• _Direction_
Copy every line that holds "using".
** Start Provided material **
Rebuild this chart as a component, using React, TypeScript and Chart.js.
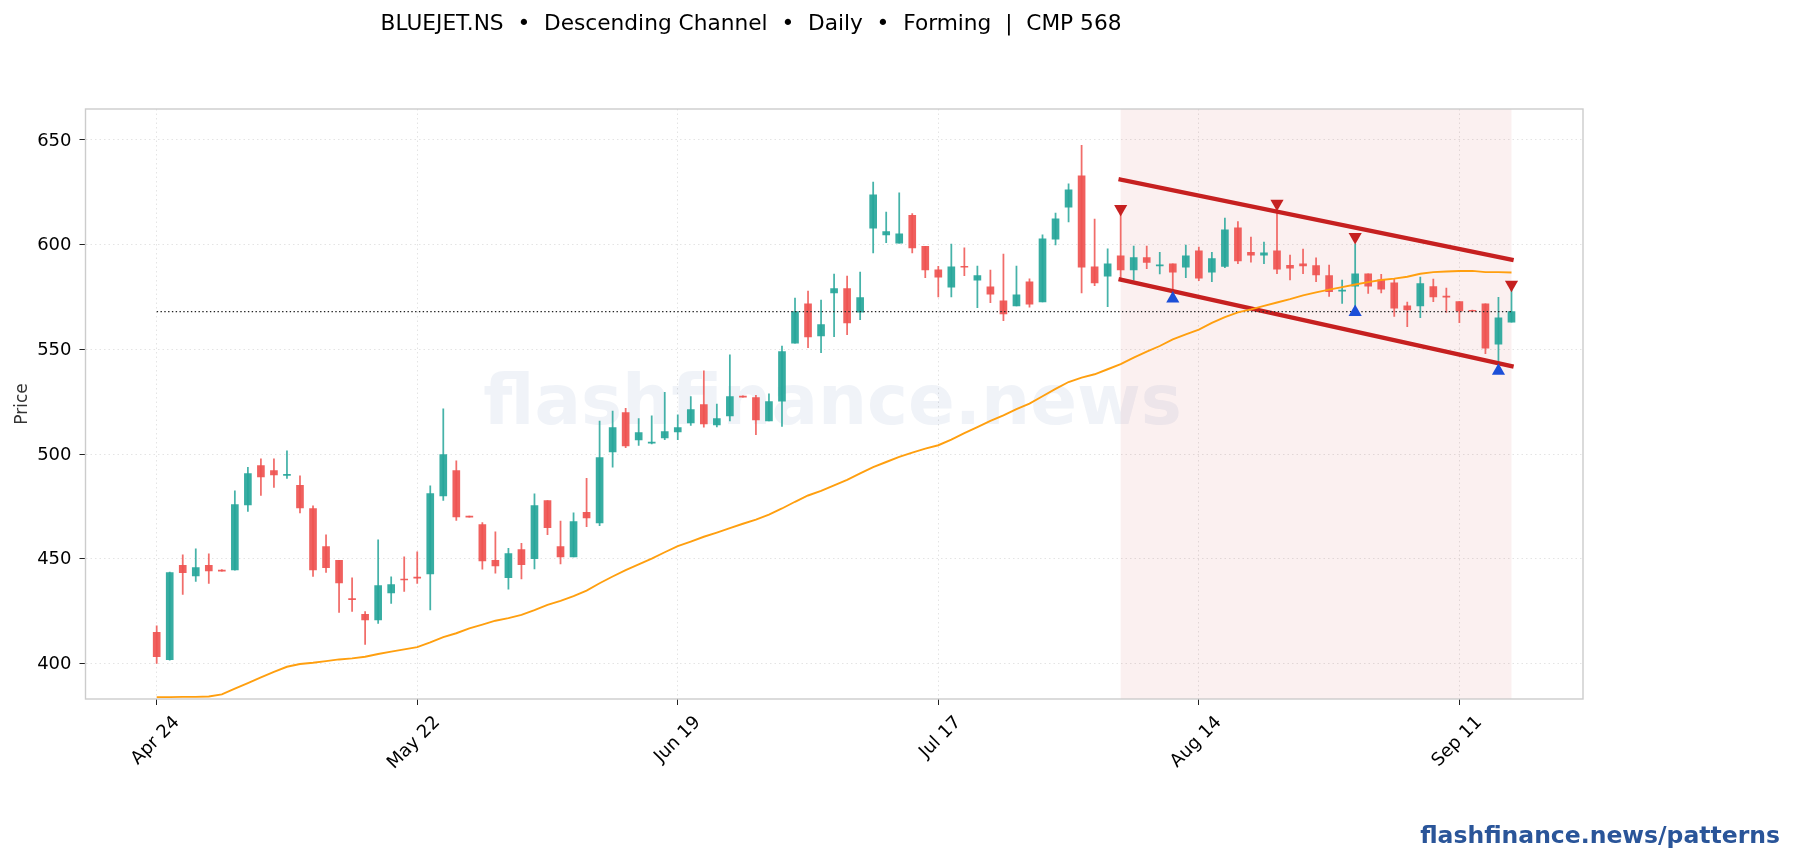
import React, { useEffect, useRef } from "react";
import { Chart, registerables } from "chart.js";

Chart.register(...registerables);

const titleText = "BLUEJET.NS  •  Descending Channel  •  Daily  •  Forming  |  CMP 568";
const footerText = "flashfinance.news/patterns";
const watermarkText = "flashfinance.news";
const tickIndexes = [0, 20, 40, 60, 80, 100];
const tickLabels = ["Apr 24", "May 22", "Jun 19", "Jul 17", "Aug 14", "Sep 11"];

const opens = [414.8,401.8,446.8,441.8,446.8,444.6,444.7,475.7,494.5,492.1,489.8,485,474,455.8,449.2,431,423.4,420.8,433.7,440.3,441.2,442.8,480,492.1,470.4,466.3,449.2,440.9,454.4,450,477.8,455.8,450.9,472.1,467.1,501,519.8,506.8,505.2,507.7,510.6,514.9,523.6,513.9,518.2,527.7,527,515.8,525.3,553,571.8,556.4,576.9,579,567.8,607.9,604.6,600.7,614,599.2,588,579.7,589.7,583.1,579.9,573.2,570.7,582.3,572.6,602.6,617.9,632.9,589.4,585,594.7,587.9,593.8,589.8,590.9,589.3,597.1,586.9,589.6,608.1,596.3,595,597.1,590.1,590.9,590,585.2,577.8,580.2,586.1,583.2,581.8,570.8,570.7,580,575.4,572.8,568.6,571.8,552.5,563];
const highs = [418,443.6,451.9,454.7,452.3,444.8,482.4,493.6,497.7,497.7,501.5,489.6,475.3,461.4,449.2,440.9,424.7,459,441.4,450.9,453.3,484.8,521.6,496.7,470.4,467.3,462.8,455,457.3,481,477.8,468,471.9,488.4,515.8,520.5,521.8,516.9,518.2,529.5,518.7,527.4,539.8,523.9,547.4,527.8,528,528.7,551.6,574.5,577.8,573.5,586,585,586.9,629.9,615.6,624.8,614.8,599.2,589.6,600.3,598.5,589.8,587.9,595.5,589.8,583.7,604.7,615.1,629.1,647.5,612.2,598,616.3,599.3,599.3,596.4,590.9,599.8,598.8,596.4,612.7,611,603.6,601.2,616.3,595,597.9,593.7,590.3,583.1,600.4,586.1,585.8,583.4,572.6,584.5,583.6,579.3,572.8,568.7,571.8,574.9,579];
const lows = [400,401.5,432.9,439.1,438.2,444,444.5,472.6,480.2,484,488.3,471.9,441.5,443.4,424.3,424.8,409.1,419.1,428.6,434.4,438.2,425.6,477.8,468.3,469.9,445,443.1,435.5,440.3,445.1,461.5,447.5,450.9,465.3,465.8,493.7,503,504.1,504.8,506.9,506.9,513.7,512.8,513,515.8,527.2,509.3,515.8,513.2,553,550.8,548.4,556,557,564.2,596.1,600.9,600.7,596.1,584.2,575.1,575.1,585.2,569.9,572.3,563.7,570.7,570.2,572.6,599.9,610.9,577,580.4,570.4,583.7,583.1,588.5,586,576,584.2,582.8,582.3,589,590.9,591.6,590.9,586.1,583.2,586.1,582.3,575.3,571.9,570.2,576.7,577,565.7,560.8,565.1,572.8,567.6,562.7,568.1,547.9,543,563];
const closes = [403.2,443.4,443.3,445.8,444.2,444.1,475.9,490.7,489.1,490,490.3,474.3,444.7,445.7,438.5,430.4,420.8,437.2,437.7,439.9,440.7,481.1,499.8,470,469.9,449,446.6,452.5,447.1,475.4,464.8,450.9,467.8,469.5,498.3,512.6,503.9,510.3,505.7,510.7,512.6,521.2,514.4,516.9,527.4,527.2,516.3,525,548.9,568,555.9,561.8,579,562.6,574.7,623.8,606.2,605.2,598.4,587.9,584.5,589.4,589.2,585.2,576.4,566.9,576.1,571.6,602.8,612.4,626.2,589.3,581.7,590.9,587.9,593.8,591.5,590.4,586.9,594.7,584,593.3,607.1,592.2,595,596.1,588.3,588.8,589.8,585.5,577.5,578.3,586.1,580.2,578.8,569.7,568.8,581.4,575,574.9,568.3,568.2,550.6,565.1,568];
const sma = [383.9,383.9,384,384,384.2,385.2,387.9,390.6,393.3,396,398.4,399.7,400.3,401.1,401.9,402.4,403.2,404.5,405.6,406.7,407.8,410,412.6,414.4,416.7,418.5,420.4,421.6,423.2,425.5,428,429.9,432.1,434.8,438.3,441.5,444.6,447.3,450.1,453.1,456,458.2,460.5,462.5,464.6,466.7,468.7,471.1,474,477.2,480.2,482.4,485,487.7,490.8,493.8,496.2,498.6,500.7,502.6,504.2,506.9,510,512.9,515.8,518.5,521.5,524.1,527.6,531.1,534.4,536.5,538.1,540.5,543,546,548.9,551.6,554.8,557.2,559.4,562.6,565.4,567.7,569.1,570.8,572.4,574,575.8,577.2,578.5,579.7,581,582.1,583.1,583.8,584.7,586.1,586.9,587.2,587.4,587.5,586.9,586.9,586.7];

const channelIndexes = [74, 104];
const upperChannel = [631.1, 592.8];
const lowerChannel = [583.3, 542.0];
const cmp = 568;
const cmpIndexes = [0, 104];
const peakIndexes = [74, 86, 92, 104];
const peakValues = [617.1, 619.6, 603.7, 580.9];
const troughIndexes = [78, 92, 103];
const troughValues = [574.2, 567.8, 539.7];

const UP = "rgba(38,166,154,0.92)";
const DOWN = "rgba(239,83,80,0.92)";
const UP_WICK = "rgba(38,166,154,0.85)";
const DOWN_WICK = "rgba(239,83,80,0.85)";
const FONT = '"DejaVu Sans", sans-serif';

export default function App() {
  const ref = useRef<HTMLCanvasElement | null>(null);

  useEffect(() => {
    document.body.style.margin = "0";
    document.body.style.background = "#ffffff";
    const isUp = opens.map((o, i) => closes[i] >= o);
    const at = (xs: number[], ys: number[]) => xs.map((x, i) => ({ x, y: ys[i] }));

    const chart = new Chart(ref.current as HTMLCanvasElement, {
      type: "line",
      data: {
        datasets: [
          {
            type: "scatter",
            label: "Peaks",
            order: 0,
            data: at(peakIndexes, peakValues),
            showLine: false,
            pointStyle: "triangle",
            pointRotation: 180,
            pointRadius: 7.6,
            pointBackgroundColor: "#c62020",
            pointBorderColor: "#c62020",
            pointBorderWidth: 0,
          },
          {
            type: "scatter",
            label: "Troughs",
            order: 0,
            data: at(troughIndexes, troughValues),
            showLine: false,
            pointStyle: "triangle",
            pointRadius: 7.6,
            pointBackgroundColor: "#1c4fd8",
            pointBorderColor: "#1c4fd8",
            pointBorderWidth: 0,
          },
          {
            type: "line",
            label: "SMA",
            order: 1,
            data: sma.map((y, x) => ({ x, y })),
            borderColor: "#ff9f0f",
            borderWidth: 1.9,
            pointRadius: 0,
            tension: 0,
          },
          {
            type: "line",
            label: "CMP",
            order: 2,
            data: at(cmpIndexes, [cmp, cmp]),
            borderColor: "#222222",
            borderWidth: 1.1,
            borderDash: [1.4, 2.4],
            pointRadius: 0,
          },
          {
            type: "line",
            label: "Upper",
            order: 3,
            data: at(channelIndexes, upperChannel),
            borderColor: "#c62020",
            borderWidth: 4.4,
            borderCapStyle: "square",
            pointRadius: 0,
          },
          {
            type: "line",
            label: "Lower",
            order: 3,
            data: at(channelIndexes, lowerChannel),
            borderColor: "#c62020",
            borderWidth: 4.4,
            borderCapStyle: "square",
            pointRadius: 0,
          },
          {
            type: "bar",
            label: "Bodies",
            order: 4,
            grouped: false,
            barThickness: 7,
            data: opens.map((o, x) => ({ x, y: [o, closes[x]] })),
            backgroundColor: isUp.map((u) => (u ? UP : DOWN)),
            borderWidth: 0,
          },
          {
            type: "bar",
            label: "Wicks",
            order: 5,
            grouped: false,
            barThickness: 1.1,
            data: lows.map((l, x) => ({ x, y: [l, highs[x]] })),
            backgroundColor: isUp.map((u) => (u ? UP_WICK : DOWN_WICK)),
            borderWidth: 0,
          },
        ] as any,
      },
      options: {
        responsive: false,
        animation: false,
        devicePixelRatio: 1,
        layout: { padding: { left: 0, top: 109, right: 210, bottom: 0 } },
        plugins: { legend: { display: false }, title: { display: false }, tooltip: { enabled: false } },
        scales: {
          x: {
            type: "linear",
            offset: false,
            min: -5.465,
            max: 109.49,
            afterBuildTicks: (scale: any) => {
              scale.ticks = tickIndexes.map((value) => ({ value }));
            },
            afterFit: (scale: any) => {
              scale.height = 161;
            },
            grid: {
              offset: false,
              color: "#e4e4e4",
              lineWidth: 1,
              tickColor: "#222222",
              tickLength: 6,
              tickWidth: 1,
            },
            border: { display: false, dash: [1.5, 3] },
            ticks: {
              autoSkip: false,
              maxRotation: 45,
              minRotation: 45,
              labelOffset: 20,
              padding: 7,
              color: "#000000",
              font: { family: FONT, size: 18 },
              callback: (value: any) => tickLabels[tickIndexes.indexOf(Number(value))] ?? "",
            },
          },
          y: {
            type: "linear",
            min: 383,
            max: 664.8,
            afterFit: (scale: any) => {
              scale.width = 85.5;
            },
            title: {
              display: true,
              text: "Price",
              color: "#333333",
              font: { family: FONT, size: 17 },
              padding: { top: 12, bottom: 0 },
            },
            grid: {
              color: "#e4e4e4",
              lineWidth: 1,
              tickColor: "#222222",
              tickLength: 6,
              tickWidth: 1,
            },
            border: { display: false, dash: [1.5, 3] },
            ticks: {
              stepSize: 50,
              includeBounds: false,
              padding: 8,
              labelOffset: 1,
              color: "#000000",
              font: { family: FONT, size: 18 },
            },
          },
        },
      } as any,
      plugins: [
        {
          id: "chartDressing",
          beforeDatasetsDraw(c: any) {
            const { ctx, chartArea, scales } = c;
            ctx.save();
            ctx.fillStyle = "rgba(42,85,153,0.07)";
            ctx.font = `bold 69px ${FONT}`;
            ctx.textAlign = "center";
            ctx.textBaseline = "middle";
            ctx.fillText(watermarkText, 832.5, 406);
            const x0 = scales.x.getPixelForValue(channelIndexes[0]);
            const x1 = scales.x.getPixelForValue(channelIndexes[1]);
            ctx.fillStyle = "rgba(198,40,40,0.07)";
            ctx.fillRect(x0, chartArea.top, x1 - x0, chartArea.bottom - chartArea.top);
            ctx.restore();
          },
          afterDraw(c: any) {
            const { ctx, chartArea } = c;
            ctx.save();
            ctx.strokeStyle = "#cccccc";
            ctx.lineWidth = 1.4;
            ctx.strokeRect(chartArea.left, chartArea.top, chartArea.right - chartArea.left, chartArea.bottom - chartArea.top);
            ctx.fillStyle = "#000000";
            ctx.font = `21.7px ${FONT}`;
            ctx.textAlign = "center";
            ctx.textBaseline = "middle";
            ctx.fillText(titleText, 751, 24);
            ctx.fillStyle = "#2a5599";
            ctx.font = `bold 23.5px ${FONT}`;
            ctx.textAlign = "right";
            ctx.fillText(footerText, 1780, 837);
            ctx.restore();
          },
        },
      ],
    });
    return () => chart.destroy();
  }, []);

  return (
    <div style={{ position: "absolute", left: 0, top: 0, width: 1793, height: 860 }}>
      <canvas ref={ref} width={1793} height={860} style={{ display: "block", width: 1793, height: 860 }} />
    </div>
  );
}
** End Provided material **
** Start Provided material **
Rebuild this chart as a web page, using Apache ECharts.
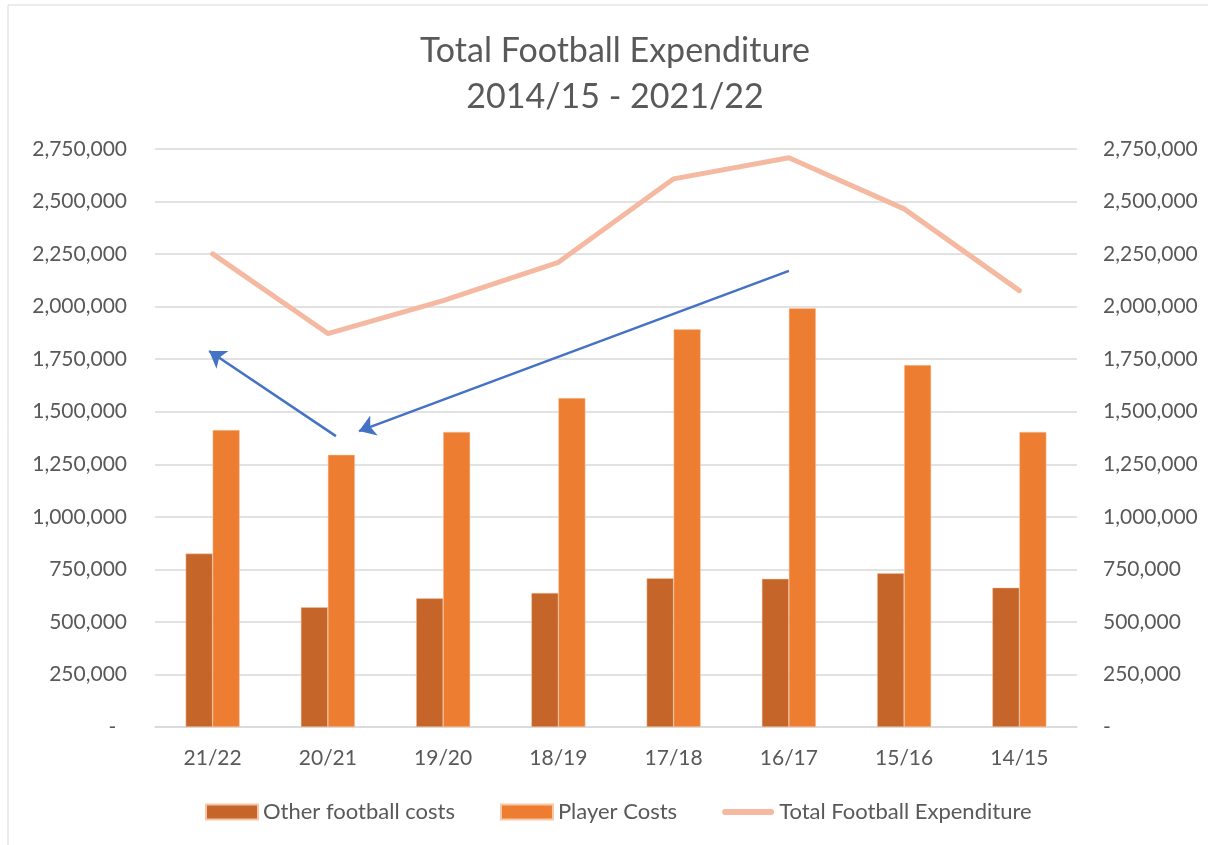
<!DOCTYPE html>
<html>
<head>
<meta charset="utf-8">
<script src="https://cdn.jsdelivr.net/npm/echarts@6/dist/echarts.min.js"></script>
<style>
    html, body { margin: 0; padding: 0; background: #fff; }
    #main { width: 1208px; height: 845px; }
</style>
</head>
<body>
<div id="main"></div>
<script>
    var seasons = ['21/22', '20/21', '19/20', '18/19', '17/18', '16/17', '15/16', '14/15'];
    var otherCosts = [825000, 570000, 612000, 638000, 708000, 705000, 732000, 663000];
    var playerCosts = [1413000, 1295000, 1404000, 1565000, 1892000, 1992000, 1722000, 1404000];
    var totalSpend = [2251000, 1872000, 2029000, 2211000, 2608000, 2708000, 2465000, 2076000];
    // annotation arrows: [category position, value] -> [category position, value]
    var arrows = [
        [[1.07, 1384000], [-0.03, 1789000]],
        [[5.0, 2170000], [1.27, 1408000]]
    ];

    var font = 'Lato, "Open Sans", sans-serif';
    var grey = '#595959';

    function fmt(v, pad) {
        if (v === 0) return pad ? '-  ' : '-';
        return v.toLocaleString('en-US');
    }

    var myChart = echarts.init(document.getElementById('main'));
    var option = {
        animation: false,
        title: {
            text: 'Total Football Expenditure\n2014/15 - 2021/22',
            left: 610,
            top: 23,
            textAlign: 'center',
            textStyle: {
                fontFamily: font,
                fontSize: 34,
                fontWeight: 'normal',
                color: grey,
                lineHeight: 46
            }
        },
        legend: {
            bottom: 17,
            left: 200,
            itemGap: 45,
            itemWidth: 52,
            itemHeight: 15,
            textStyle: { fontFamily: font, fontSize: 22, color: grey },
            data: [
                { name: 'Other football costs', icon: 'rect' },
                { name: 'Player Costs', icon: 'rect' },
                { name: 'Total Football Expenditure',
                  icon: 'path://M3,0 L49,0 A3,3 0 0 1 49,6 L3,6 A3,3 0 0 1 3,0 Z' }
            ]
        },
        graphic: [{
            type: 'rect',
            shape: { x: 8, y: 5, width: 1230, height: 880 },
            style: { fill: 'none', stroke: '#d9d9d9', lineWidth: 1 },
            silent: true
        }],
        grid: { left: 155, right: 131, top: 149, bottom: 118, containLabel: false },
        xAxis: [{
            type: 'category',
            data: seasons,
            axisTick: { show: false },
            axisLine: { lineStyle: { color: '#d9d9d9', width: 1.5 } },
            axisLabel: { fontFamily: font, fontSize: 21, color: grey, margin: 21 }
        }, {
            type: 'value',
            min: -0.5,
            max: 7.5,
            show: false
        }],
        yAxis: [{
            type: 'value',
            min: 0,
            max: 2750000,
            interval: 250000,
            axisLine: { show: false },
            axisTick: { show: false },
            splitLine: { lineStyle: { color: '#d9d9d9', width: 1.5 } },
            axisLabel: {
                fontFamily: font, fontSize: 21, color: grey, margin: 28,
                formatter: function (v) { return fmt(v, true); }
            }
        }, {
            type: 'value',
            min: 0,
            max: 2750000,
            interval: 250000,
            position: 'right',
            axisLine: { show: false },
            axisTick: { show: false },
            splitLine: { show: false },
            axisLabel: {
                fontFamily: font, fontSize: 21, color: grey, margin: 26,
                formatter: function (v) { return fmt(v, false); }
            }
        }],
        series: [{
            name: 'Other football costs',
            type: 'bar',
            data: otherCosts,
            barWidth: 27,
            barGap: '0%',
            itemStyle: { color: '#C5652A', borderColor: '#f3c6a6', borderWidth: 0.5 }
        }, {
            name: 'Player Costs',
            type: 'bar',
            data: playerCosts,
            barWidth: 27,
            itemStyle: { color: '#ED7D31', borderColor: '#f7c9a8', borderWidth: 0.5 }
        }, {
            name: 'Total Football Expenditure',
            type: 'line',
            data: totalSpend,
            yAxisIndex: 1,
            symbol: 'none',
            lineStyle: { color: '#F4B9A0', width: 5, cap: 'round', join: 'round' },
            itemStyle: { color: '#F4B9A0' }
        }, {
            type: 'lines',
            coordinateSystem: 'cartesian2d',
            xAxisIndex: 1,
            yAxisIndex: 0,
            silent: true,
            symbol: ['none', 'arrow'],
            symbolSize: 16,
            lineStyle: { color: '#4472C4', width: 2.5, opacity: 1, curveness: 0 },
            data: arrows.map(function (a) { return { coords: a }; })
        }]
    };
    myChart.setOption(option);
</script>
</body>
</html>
** End Provided material **
** Start Provided material **
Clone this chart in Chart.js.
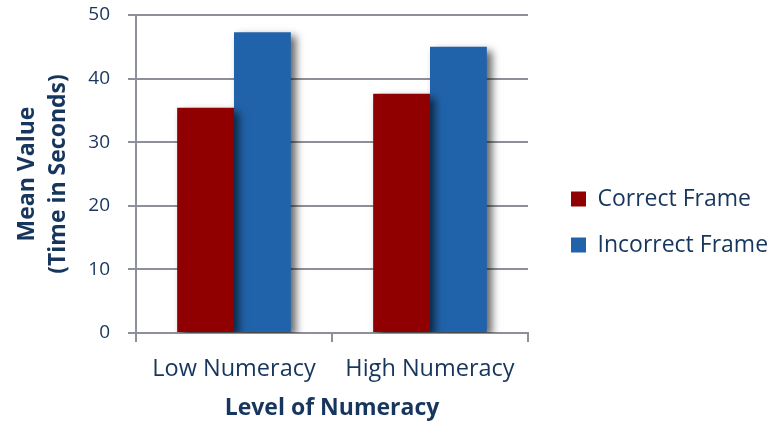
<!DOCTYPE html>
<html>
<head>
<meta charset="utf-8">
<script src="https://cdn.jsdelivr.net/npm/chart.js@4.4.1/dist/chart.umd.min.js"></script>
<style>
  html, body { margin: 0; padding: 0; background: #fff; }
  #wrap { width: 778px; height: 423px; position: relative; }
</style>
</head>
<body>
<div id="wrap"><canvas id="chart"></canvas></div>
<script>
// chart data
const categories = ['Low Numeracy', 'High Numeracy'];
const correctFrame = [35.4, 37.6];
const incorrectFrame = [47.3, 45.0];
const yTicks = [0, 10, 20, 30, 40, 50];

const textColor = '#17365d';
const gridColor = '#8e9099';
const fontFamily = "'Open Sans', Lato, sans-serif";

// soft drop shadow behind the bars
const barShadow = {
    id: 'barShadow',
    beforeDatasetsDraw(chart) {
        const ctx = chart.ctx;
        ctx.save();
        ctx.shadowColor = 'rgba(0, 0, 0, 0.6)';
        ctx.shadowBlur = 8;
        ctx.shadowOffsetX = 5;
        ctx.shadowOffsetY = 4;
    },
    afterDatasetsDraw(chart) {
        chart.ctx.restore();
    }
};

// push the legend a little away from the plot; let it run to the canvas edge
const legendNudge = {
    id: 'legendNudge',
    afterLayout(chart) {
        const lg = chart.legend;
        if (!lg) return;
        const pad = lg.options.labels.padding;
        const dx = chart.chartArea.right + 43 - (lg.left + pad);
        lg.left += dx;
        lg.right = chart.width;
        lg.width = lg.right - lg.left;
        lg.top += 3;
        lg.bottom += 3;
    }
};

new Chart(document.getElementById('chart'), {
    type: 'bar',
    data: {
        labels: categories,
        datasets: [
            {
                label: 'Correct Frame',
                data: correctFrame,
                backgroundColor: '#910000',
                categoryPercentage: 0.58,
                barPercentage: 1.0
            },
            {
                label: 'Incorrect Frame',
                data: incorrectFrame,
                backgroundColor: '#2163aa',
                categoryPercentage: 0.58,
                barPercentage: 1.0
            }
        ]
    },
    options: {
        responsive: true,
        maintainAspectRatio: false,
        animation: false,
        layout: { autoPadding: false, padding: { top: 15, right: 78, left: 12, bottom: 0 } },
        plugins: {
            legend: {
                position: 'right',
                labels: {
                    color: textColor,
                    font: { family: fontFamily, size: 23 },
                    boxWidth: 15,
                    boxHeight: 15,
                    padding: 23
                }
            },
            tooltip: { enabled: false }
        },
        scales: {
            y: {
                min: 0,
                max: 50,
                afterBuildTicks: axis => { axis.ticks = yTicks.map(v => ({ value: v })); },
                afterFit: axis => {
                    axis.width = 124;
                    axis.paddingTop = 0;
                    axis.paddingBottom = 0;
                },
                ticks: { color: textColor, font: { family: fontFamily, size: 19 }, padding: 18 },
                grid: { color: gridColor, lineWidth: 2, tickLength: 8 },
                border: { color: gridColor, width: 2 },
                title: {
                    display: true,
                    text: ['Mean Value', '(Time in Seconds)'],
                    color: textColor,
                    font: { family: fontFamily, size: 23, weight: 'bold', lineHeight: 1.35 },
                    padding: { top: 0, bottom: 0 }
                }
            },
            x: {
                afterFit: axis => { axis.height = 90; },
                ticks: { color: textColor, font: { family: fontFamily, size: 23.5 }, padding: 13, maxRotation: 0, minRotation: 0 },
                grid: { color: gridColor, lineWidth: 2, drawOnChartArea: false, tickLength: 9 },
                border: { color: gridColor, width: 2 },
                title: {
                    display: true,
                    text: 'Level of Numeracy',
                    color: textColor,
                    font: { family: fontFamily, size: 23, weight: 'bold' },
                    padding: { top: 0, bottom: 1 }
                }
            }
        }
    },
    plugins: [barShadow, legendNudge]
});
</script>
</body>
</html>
** End Provided material **
• _Answer below_
Rebuild this chart as a component, using React, TypeScript and Chart.js.
Rebuild this chart as a web page, using Apache ECharts.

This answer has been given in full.